An impetus to infrastructure development in India and the government’s plans targeting steel production capacity of 300 million tonnes per year by 2030-2031 has put India on course to replace China as the top coking coal importer in the world and as a major steel producer.


By 2020, India’s imports of the steelmaking raw material are slated to reach 69 million tonnes, according to the Australian government’s resources and energy quarterly report published last month. 


Last year, the country imported around 50 million tonnes of coking coal, lower than China’s imports of nearly 70 million tonnes.

The major push to the country’s steelmaking raw materials demand stems from the growth of its steel market.


According to Tata Steel, India registered a 7.8% rise in apparent steel use in the 2018 financial year that ended on March 31 this year.

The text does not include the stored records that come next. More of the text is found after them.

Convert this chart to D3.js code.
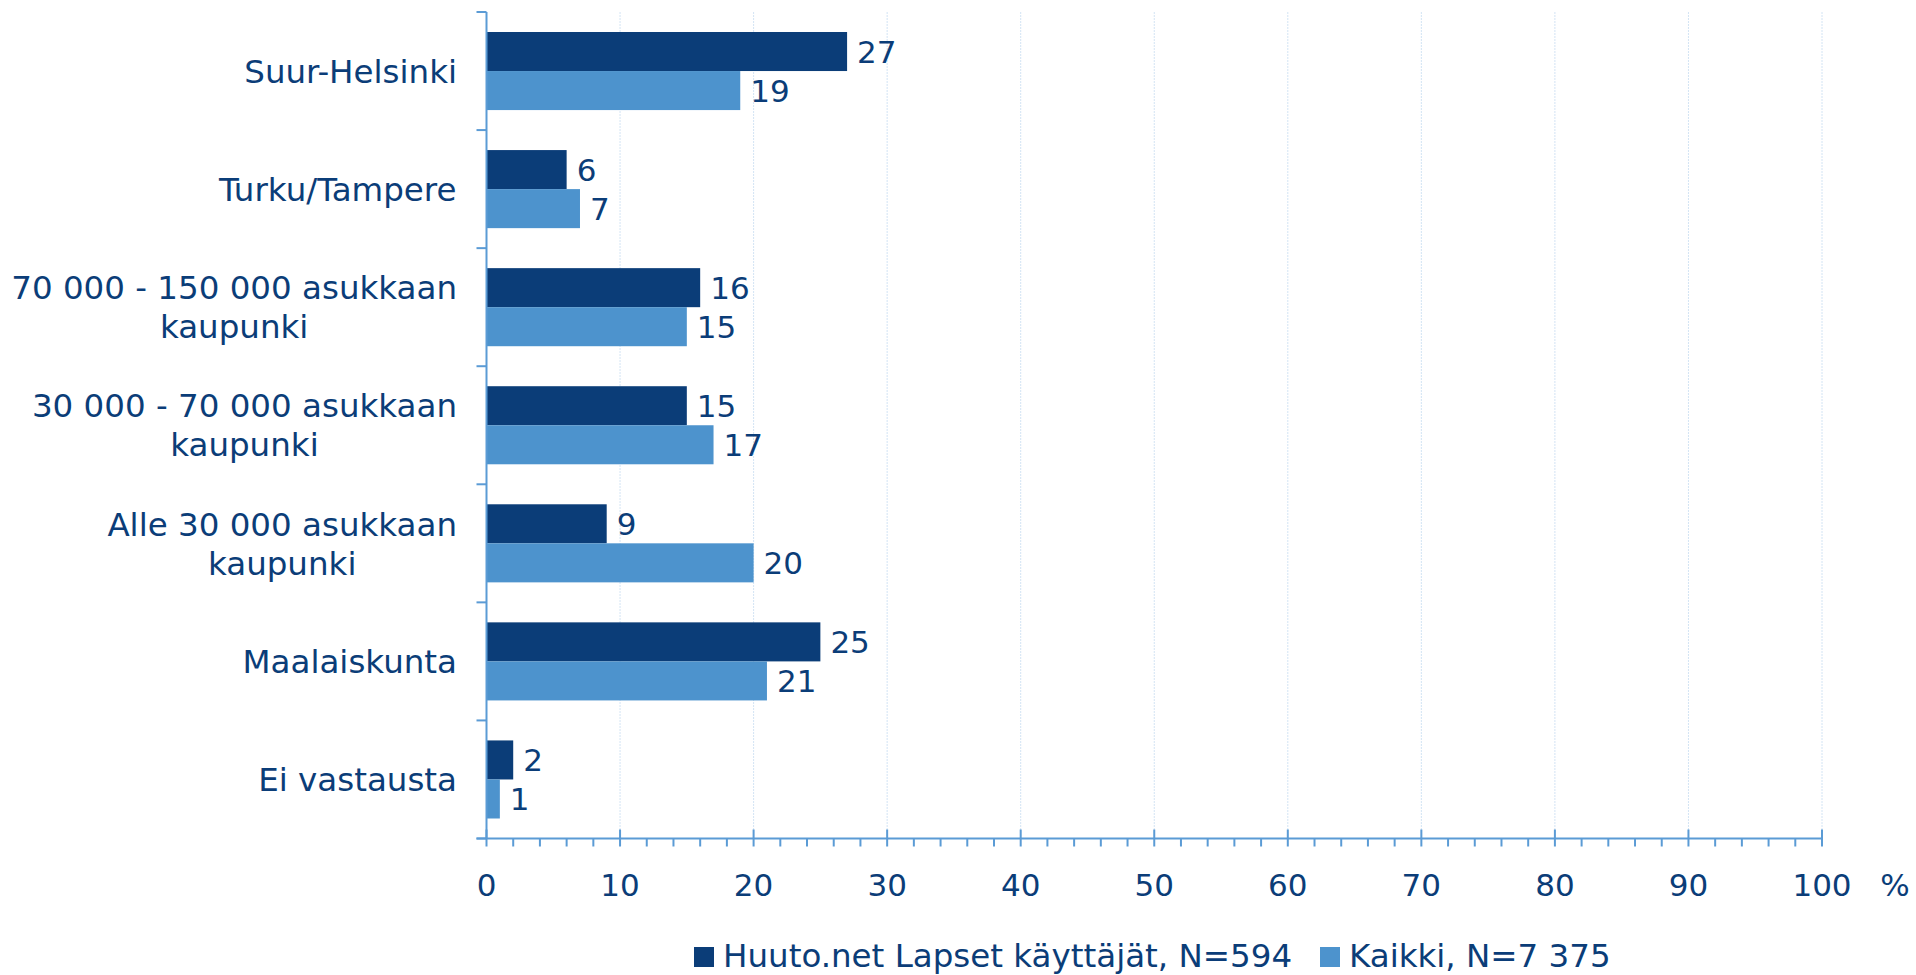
<!DOCTYPE html>
<html><head><meta charset="utf-8">
<script src="https://cdn.jsdelivr.net/npm/d3@7"></script>
<style>html,body{margin:0;padding:0;background:#fff;}svg{display:block;}text{font-family:"DejaVu Sans",Verdana,sans-serif;fill:#0b3d78;}</style>
</head><body><svg id="c" width="1916" height="975"></svg>
<script>
const categories = [["Suur-Helsinki"],["Turku/Tampere"],["70 000 - 150 000 asukkaan","kaupunki"],["30 000 - 70 000 asukkaan","kaupunki"],["Alle 30 000 asukkaan","kaupunki"],["Maalaiskunta"],["Ei vastausta"]];
const seriesNames = ["Huuto.net Lapset käyttäjät, N=594","Kaikki, N=7 375"];
const huuto = [27,6,16,15,9,25,2];
const kaikki = [19,7,15,17,20,21,1];
const xTicks = [0,10,20,30,40,50,60,70,80,90,100];
const colors = ["#0b3d78","#4d93cd"];
const axisColor = "#5b9bd5";

const svg = d3.select("#c");
const L = 486.5, R = 1822, T = 12, B = 838.5;
const x = d3.scaleLinear().domain([0,100]).range([L,R]);
const keys = categories.map((c,i)=>i);
const y = d3.scaleBand().domain(keys).range([T,B]);
const inner = d3.scaleBand().domain([0,1]).range([20, y.bandwidth()-20]);

// gridlines
svg.append("g").selectAll("line").data(xTicks.filter(d=>d>0)).join("line")
  .attr("x1",d=>x(d)).attr("x2",d=>x(d)).attr("y1",T).attr("y2",B)
  .attr("stroke","#d3e4f4").attr("stroke-width",1).attr("stroke-dasharray","2,1");

// bars
const series = [huuto,kaikki];
series.forEach((vals,si)=>{
  const g = svg.append("g");
  g.selectAll("rect").data(vals).join("rect")
    .attr("x",x(0)).attr("y",(d,i)=>y(i)+inner(si))
    .attr("width",d=>x(d)-x(0)).attr("height",inner.bandwidth())
    .attr("fill",colors[si]);
  g.selectAll("text").data(vals).join("text")
    .attr("x",d=>x(d)+10).attr("y",(d,i)=>y(i)+inner(si)+inner.bandwidth()/2)
    .attr("dy","0.36em").attr("font-size",31).text(d=>d);
});

// y axis
const ya = svg.append("g");
ya.append("line").attr("x1",L).attr("x2",L).attr("y1",T).attr("y2",B).attr("stroke",axisColor).attr("stroke-width",2);
const bounds = keys.map(k=>y(k)).concat([B]);
ya.selectAll("line.t").data(bounds).join("line").attr("class","t")
  .attr("x1",L-10).attr("x2",L).attr("y1",d=>d).attr("y2",d=>d).attr("stroke",axisColor).attr("stroke-width",2);

// category labels
const labG = svg.append("g");
categories.forEach((lines,i)=>{
  const cy = y(i)+y.bandwidth()/2;
  const t = labG.append("text").attr("font-size",32.5).attr("text-anchor","middle");
  const lh = 39;
  lines.forEach((s,j)=>{
    t.append("tspan").attr("x",0).attr("y",cy + (j-(lines.length-1)/2)*lh).attr("dy","0.36em").text(s);
  });
  const w = t.node().getBBox().width;
  t.attr("transform",`translate(${457 - w/2},0)`);
});

// x axis
const xa = svg.append("g");
xa.append("line").attr("x1",L-10).attr("x2",R).attr("y1",B).attr("y2",B).attr("stroke",axisColor).attr("stroke-width",2);
const minor = d3.range(0,101,2).filter(d=>d%10!==0);
xa.selectAll("line.mi").data(minor).join("line").attr("class","mi")
  .attr("x1",d=>x(d)).attr("x2",d=>x(d)).attr("y1",B).attr("y2",B+8).attr("stroke",axisColor).attr("stroke-width",2);
xa.selectAll("line.ma").data(xTicks).join("line").attr("class","ma")
  .attr("x1",d=>x(d)).attr("x2",d=>x(d)).attr("y1",B-9).attr("y2",B+8).attr("stroke",axisColor).attr("stroke-width",2);
xa.selectAll("text").data(xTicks).join("text")
  .attr("x",d=>x(d)).attr("y",896).attr("text-anchor","middle").attr("font-size",31).text(d=>d);
svg.append("text").attr("x",1895).attr("y",896).attr("text-anchor","middle").attr("font-size",31).text("%");

// legend
const leg = svg.append("g");
const legX = [694, 1320];
seriesNames.forEach((n,i)=>{
  leg.append("rect").attr("x",legX[i]).attr("y",947).attr("width",20).attr("height",20).attr("fill",colors[i]);
  leg.append("text").attr("x",legX[i]+29).attr("y",967).attr("font-size",32.5).text(n);
});
</script></body></html>
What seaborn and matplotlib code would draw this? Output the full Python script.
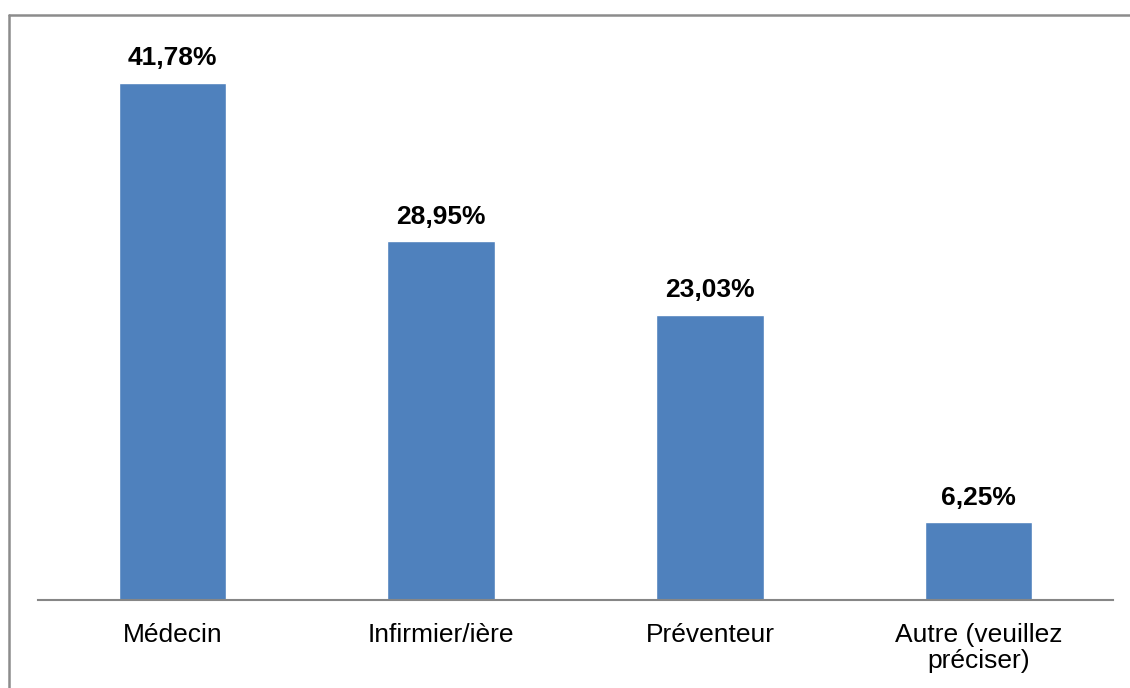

Utilization rates in the domestic market are expected to improve further following consolidation of the industry as part of the insolvency and bankruptcy code.  
Concerns, however, persist about the pace at which India’s steel capacity and its infrastructure can grow in the coming years.


Per capita steel consumption in India remains a third of the global average, which augurs well for its potential growth, but also underlines the hurdles the country has faced in starting new projects.


In a report titled The Paradox of India’s Infrastructure, the world’s top coking coal producer BHP said that it was cautiously optimistic” about the country’s economic potential.


“Slow and costly logistics from port to mill act as a constraint [and are stopping] some of India’s blast furnace [operators] from accessing the best-quality raw materials at an internationally competitive delivered price,” BHP’s vice-president, market analysis and economics, Huw McKay said in the report published last month.


Availability of coking coal, for which domestic mills are heavily reliant on imports, remains a challenge for the expansion of India’s steel sector given the greater volatility seen in international prices, according to Metal Bulletin Research.


The volatility in the international coking coal prices have been captured in the movement of Metal Bulletin’s seaborne index as well. 


Between November 2013 - when Metal Bulletin’s fob Australia Premium Hard Coking Coal Index was launched - and August 2016, the month-on-month change in the index’s average was mostly around 10% and below, with the exception of that for the final month, which was as high as 20%. View article

In contrast, the monthly average of prices for premium hard coking coal from September 2016 to April 2018 moved by as much as 66% from one month to another.


While India is expected to remain constrained in terms of domestic availability of high-quality coking coal, government projects including the ‘Bharatmala’ project for highways and roads, the ‘Sagarmala’ project for ports and the National Rail Road Plan 2030 augur well for the country’s rising stature as a steel producer and in turn as a coking coal consumer.